EXERCISE:
In the entries below, repeat only the lines between those holding "Clone this chart in D3.js." and "const y = d3.scaleLinear().domain([0, 70]).range([462, 130]);", inclusive. Leave pictures out.

RECORD EXTRACTS:
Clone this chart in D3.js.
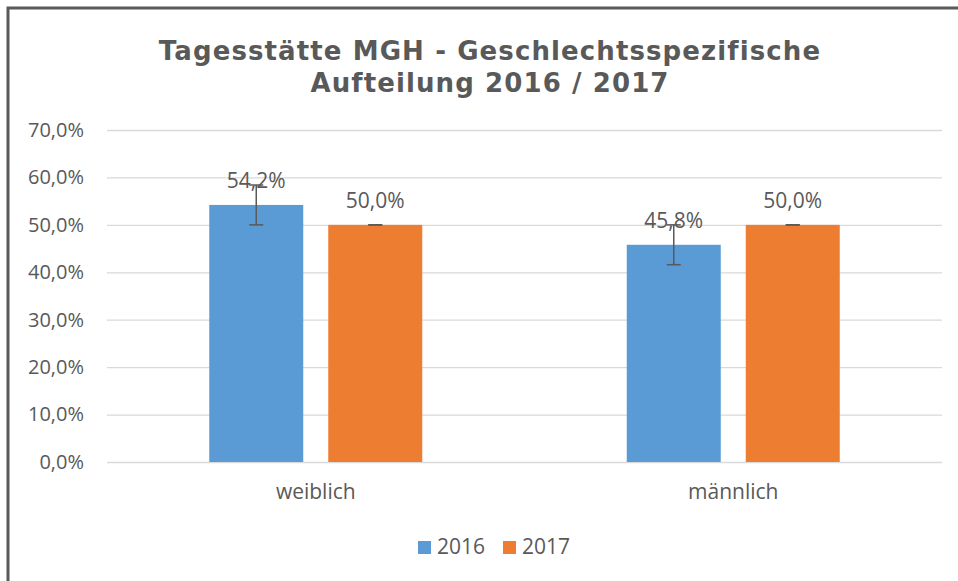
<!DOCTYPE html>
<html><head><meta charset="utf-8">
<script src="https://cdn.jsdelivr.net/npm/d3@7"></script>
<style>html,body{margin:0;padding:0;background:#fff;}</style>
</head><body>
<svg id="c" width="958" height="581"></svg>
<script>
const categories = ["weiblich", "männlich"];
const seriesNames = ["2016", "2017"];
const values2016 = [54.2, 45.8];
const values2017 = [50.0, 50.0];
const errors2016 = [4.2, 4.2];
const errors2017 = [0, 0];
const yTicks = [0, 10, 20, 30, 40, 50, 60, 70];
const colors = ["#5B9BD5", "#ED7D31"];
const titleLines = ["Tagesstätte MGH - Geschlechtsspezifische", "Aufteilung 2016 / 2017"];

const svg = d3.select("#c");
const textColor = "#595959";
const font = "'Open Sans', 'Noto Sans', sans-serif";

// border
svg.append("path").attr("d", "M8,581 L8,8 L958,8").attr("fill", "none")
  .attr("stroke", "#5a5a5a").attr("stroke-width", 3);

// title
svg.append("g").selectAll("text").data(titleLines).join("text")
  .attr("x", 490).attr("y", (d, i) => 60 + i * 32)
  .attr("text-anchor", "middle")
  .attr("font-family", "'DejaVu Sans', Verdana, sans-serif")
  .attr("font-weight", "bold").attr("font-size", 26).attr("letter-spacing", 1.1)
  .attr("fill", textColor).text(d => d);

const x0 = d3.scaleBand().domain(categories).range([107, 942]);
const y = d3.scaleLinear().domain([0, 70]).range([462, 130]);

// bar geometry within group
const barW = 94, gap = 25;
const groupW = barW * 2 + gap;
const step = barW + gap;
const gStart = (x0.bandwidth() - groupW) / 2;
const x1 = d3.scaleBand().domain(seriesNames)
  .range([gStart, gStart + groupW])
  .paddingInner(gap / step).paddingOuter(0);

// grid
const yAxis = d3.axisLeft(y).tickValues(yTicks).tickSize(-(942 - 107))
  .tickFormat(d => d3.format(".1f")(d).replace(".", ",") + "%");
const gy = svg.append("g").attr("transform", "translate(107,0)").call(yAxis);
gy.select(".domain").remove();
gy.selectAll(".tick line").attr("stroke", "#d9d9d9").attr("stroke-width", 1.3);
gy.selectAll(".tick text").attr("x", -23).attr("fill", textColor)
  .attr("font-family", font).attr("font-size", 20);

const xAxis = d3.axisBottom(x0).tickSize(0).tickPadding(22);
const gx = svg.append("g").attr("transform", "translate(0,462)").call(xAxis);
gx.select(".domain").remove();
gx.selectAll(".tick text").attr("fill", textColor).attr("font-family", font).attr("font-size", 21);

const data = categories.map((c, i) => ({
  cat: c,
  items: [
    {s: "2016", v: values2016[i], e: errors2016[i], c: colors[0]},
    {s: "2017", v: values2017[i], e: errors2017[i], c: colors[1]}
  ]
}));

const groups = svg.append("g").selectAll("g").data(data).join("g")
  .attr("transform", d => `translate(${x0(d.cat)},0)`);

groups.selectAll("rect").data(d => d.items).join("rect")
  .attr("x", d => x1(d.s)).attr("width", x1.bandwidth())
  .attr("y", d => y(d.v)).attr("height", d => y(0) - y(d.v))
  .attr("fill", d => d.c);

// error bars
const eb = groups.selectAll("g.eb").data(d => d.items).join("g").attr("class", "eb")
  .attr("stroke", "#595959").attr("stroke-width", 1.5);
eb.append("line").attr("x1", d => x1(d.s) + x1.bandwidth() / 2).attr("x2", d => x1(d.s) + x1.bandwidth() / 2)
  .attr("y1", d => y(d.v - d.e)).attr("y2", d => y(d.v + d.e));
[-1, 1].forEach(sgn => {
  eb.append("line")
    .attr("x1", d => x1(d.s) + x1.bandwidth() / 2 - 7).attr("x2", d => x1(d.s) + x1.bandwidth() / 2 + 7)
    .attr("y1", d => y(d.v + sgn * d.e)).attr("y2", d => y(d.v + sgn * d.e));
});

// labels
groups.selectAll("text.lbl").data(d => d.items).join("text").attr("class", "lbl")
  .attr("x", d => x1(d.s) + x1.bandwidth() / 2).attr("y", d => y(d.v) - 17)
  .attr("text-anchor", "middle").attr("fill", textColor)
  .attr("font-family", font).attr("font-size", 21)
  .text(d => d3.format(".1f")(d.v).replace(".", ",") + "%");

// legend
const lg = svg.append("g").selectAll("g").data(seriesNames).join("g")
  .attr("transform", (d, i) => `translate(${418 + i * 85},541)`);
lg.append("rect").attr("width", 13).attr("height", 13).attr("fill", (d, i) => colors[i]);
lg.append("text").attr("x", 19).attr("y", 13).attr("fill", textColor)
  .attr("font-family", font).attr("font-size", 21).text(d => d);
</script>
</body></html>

---

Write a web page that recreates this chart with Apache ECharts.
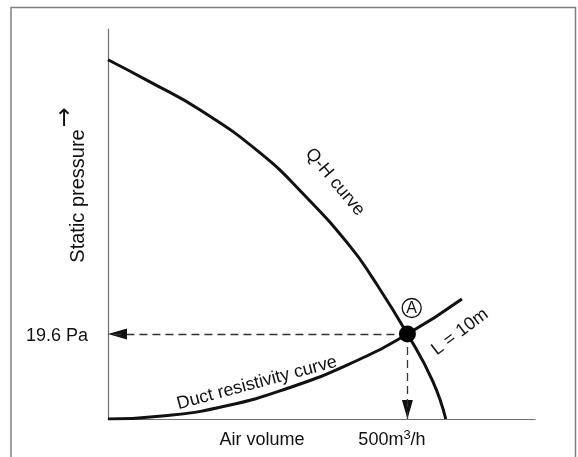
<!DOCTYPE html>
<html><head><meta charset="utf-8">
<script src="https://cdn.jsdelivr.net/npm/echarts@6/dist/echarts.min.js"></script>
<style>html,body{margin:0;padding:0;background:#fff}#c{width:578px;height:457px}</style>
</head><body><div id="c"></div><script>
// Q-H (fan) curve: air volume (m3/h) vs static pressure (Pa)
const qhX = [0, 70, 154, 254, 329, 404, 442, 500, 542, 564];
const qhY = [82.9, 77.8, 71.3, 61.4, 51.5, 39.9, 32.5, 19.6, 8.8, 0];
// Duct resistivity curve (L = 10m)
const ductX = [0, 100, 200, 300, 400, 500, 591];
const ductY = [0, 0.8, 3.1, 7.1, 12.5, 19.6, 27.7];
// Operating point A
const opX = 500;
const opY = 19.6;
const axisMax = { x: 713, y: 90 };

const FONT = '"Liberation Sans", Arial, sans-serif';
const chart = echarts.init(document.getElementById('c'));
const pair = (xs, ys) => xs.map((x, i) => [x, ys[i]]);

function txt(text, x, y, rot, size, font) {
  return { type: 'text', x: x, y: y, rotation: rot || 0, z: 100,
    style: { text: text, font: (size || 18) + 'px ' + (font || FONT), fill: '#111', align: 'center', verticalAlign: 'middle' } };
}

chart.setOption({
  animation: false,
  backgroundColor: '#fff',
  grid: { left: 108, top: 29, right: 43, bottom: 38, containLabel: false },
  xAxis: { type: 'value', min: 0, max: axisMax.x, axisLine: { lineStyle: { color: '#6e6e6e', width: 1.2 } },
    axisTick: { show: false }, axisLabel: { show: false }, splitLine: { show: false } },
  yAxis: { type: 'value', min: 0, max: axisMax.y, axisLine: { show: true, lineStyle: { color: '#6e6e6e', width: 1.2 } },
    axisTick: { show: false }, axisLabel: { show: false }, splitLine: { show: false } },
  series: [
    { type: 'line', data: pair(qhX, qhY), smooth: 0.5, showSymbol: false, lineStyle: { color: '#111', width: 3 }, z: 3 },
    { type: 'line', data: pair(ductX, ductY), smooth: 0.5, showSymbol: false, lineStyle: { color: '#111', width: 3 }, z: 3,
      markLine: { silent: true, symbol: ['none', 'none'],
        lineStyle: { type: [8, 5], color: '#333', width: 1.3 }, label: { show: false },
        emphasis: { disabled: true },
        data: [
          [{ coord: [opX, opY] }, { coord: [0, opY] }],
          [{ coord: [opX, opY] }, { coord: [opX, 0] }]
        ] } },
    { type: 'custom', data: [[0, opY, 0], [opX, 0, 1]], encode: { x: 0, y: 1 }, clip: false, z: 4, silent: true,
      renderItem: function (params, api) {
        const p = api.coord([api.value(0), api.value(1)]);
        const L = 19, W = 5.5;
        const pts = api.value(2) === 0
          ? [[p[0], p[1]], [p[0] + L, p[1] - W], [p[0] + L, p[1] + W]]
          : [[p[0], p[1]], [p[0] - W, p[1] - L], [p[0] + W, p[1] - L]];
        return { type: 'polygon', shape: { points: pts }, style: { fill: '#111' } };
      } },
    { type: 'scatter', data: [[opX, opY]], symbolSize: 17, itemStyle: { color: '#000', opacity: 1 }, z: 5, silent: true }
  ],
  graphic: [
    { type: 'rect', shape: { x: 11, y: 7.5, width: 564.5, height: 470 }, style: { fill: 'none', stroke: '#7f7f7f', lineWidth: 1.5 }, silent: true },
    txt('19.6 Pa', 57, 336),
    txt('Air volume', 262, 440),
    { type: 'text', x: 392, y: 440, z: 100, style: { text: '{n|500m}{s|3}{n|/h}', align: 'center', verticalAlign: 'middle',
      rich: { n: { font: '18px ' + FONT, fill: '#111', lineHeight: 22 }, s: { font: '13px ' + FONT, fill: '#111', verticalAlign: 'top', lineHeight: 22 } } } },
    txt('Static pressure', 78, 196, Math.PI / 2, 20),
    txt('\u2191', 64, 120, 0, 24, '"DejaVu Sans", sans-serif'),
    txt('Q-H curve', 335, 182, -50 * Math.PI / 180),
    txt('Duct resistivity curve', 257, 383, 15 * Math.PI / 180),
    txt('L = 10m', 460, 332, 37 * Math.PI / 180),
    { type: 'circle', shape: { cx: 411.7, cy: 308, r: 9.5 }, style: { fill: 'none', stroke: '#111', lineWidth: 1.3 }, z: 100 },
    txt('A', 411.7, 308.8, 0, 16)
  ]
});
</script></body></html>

* * *

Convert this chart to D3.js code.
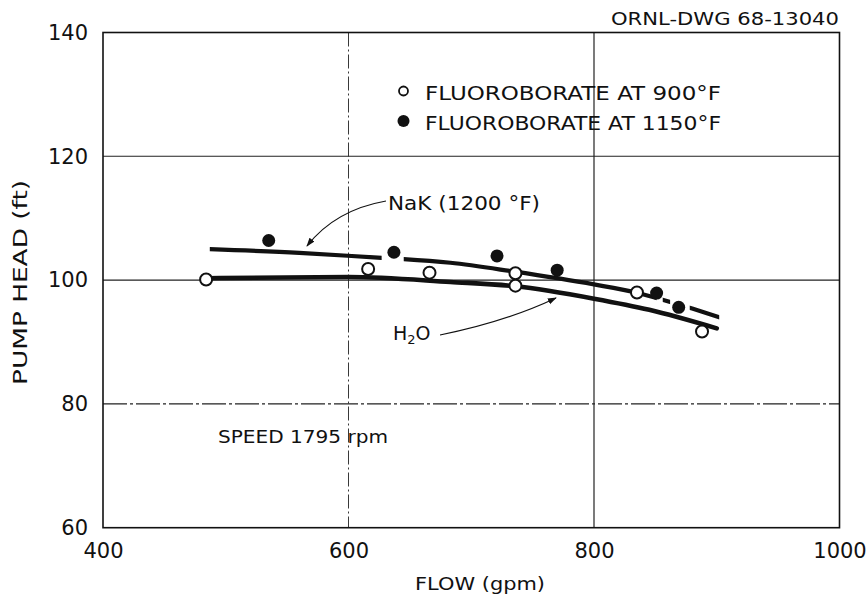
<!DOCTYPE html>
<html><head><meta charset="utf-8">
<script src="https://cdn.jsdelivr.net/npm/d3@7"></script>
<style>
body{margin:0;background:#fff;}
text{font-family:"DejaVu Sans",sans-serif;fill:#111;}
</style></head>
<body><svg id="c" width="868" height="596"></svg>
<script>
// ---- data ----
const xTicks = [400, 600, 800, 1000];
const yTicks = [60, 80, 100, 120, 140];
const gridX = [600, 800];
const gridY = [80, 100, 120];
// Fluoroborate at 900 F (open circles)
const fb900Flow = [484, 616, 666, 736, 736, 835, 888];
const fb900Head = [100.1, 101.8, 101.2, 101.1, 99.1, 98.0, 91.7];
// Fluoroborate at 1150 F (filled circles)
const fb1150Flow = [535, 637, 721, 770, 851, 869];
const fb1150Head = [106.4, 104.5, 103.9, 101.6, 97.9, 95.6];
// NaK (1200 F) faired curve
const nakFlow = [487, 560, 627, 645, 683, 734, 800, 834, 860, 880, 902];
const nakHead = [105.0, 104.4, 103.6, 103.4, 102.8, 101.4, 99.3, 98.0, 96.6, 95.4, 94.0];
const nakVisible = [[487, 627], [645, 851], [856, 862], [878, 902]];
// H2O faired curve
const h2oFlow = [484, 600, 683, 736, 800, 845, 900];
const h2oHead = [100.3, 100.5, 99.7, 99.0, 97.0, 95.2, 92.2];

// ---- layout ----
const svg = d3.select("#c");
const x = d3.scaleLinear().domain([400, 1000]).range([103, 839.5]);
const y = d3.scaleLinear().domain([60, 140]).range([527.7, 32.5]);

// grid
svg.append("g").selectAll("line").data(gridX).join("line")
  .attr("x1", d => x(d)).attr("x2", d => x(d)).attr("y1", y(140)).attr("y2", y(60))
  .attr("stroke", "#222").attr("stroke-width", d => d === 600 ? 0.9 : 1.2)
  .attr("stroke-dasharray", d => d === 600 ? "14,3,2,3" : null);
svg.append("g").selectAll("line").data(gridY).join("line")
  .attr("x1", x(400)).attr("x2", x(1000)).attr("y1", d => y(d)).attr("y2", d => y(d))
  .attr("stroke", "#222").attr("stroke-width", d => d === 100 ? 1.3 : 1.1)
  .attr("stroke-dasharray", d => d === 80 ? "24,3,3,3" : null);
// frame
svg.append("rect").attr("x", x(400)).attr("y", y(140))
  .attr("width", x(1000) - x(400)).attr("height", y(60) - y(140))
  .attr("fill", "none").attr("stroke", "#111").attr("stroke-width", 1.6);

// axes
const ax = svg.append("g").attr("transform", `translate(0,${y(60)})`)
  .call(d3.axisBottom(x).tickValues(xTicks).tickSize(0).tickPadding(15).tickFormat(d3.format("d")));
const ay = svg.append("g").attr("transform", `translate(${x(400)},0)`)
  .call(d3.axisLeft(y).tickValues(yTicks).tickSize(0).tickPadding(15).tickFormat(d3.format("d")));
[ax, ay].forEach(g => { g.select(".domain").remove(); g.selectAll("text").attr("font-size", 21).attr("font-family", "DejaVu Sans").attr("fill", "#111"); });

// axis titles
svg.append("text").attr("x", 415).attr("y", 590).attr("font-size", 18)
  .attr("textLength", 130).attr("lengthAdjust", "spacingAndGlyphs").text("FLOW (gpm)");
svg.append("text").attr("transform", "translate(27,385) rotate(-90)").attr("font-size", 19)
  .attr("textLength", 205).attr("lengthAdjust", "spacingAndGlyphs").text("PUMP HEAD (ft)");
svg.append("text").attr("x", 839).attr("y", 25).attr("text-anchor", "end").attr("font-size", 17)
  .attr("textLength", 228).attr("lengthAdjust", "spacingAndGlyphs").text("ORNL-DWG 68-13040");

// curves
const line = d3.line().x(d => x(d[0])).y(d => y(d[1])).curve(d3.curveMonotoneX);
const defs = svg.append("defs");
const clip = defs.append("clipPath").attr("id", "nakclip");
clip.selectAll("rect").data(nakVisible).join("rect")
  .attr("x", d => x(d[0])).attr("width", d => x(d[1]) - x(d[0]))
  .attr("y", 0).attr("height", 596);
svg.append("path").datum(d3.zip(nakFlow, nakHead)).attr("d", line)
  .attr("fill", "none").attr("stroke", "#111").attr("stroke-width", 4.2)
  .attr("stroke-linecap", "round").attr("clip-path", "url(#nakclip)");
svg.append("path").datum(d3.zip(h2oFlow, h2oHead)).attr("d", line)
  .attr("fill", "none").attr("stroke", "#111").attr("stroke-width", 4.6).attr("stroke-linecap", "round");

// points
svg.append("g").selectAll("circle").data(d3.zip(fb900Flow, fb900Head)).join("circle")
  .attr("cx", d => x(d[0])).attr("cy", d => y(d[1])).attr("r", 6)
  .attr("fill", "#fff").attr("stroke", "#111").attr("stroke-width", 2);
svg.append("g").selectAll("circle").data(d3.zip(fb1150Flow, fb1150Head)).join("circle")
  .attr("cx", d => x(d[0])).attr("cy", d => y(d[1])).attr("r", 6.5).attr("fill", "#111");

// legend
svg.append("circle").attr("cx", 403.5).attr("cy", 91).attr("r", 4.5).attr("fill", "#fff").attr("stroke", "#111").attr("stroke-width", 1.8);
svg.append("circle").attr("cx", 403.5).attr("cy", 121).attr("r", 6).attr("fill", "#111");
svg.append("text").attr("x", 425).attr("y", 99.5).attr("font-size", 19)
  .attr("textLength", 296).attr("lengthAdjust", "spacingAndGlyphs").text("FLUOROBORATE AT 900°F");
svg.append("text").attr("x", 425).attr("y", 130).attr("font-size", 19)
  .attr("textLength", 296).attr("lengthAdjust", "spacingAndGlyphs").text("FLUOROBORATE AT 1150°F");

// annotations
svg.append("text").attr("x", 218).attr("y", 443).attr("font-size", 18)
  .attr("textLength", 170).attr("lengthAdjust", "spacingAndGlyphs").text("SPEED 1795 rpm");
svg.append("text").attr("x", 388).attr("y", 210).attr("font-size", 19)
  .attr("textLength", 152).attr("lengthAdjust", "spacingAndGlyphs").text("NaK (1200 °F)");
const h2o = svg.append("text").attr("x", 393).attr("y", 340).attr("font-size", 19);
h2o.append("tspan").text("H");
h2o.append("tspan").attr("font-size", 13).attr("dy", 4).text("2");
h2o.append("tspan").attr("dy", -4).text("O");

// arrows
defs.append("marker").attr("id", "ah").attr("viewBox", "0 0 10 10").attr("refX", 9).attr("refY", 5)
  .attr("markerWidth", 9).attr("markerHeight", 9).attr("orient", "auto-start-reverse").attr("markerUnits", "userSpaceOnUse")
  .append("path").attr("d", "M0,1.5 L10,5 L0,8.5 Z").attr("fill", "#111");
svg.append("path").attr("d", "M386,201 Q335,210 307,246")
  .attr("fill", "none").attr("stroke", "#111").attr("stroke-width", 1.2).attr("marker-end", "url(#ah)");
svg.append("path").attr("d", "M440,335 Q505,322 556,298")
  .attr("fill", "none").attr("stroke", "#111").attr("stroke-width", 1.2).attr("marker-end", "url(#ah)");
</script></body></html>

WRITTEN REPLY:
Clone this chart in D3.js.
<!DOCTYPE html>
<html><head><meta charset="utf-8">
<script src="https://cdn.jsdelivr.net/npm/d3@7"></script>
<style>html,body{margin:0;padding:0;background:#fff;}</style>
</head><body>
<svg id="c" width="958" height="581"></svg>
<script>
const categories = ["weiblich", "männlich"];
const seriesNames = ["2016", "2017"];
const values2016 = [54.2, 45.8];
const values2017 = [50.0, 50.0];
const errors2016 = [4.2, 4.2];
const errors2017 = [0, 0];
const yTicks = [0, 10, 20, 30, 40, 50, 60, 70];
const colors = ["#5B9BD5", "#ED7D31"];
const titleLines = ["Tagesstätte MGH - Geschlechtsspezifische", "Aufteilung 2016 / 2017"];

const svg = d3.select("#c");
const textColor = "#595959";
const font = "'Open Sans', 'Noto Sans', sans-serif";

// border
svg.append("path").attr("d", "M8,581 L8,8 L958,8").attr("fill", "none")
  .attr("stroke", "#5a5a5a").attr("stroke-width", 3);

// title
svg.append("g").selectAll("text").data(titleLines).join("text")
  .attr("x", 490).attr("y", (d, i) => 60 + i * 32)
  .attr("text-anchor", "middle")
  .attr("font-family", "'DejaVu Sans', Verdana, sans-serif")
  .attr("font-weight", "bold").attr("font-size", 26).attr("letter-spacing", 1.1)
  .attr("fill", textColor).text(d => d);

const x0 = d3.scaleBand().domain(categories).range([107, 942]);
const y = d3.scaleLinear().domain([0, 70]).range([462, 130]);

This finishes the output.